Although some people apparently never look at the sidebar, I've just put a couple of new bits of music on there. I know there's more music than poems on here sometimes, but that's because, well, you know.....
and
while I was looking for the cover image of the Kimya Dawson record I came across a photo of her. She has wild hair, don't she?
Other stuff happened today. When I went to the Post office to post a Mother's Day card to my, um, mother.... well, there was a woman getting cash from the cash machine next to the Post Office door, and she had a kid in a buggy pushchair thing, and the pushchair was right in front of the door, blocking the entrance. So I said "Excuse me, can you move the pushchair please?" and the woman looked at me like I was some kind of child-molesting-single-mother-raper and, frankly, to put it bluntly, she didn't move the pushchair. So I did. It didn't make her the happiest mother in the world, but ....
What else happened today?
Oh yeah..... I wrote this. I seem to have given up on poems of late, and taken to chunks of prose. I think I must be tired of figuring out the line-breaks.
A visit to the hairdresser
A gadget was on the street, abandoned by someone who had no love for such things. Electronically, the day began but ended unexpectedly because there was, let’s suggest, no interest. A hairdresser arrived at the shop and found people queueing, waiting. But where was the desire? As the street sweepers reached the end of their shift and turned homeward, some people were just waking up. This world is exquisitely so extremely full of difference.
Quietly, as if by suggestion and not by wish, someone who cannot sing to save their life begins to sing. It is during the time of hanging washing out on the line, to catch the few moments of winter sunshine. God redeems vouchers, or promises to do so. And thick pants, they take so much time, don’t they, in this weather?
And a long, long walk awaits those who want to go further than their ancestors. If it’s as far as you can see, fine. If it’s further than anyone can imagine, even finer. If it’s off the face of everything, you will be happier than a pug in sunshine. Where the water ends and the water begins is, as if you need telling, where nothing matters any more. Listen, and shadows, even shadows have voices. It is a season of mystery, but rather be there than elsewhere where meaning is so clear you fall asleep with knowing.
At, meanwhile, the hair salon, where Donna is still looking for her scissors and Craig, the new shampoo boy, is checking for one last speck of conditioner in the hair of a girl who thinks of herself, only of herself (assumption) it’s coffee time. If Coffee, a girl who thought only of herself (proven) were here now, what would happen? Rhetorical question.
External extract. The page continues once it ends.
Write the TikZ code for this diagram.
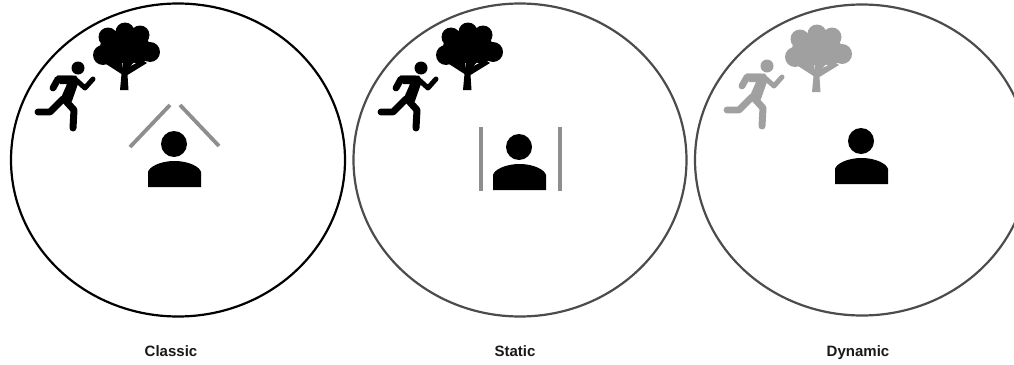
\documentclass[tikz,border=0pt]{standalone}
\usepackage{fontspec}
\setmainfont{Liberation Sans}
\tikzset{
  world/.style={draw=#1,line width=2.2pt,fill=none},
  wall/.style={draw=wallgray,line width=3.8pt},
  caption/.style={font=\fontsize{15}{18}\selectfont\bfseries,text=black!90,inner sep=0pt,anchor=base},
  pics/runner/.style={code={
    \fill[#1] (78,68) circle (6.5);
    \draw[#1,line width=6.8pt,line cap=round,line join=round]
      (53,88) -- (58,79) -- (72,79);
    \fill[#1] (57,75.5) -- (76,75.5) -- (79,81) -- (72,101) -- (68,106) -- (60,100) -- (67,84) -- (60,84) -- cycle;
    \draw[#1,line width=7pt,line cap=round,line join=round]
      (64,99) -- (74,110) -- (73,128);
    \draw[#1,line width=6.8pt,line cap=round,line join=round]
      (63,99) -- (50,112) -- (38,112);
    \draw[#1,line width=5pt,line cap=round,line join=round]
      (75,79) -- (85,88) -- (93,79);
  }},
  pics/tree/.style={code={
    \fill[#1] (108,37) circle (9.5) (125,32) circle (9.5) (140,35) circle (9.5)
      (150,52) circle (10) (103,55) circle (10) (125,47) ellipse [x radius=25,y radius=16]
      (113,52) circle (12) (138,52) circle (11.5) (125,55) ellipse [x radius=15,y radius=8];
    \fill[#1] (120,90) -- (121.5,74) -- (106,64) -- (112,60) -- (123,68) -- (123,56) -- (127,56) -- (127,68) -- (142,60) -- (147,63) -- (127.5,75) -- (128.5,90) -- cycle;
    \fill[#1] (112,60) -- (122,60) -- (123,70) -- cycle (127,60) -- (136,60) -- (127,70) -- cycle;
  }},
  pics/person/.style={code={
    \fill[black] (174,144) circle (13);
    \fill[black] (148,187) -- (148,172) .. controls (149,167) and (160,161) .. (174.5,161)
      .. controls (189,161) and (200,167) .. (201,172) -- (201,187) -- cycle;
  }}
}
\definecolor{wallgray}{HTML}{8E8E8E}
\definecolor{fadegray}{HTML}{A0A0A0}
\begin{document}
\begin{tikzpicture}[x=1pt,y=-1pt]
\useasboundingbox (0,0) rectangle (1014,364);
\fill[white] (0,0) rectangle (1014,364);
% circles
\draw[world=black] (178,160) ellipse [x radius=167,y radius=156.5];
\draw[world=black!70] (520,160) ellipse [x radius=166.5,y radius=156.5];
\draw[world=black!70] (862,160) ellipse [x radius=167,y radius=155.5];
% classic
\pic at (0,0) {tree=black};
\pic at (0,0) {runner=black};
\pic at (0,0) {person};
\draw[wall] (130,147) -- (170,105);
\draw[wall] (180,105) -- (219,146);
% static
\pic at (343,0) {tree=black};
\pic at (343,0) {runner=black};
\pic at (345,3) {person};
\draw[wall] (481,127) -- (481,191);
\draw[wall] (560,127) -- (560,191);
% dynamic
\pic at (692,2) {tree=fadegray};
\pic at (689,-2) {runner=fadegray};
\pic at (687,-3) {person};
% captions
\node[caption] (classic) at (171,356) {Classic};
\node[caption] (static) at (515,356) {Static};
\node[caption] (dynamic) at (858,356) {Dynamic};
\end{tikzpicture}
\end{document}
Names mean nothing. Once, and this could not happen long ago in the time of mythology or even before that, before people had the wit to make up stuff and pre-empt the movies, an orchestra was travelling a lonely stony road. The back row of the orchestra, which even in those days consisted mainly of drummers and rarely called upon but nevertheless indispensable percussionists, some of them were eager for haircuts. Hair is important for some people. It’s not how you look, it’s how you think you look that matters. Such was, in those days and even now, The Wisdom.
And teeth, those shiny things, those false things, they matter too. An age passes and even as we drift beyond ourselves into history some of what we care about will remain. Don’t sing if you can’t. Shout if you can. Of the myriad wanderings that will be written about, only a few of them really matter. That walk to the hairdresser was not one of them. And when the boys call out from the shelter to see if you have any money to spare, don’t turn around. Or do turn around. It makes no difference to the outcome, to be honest.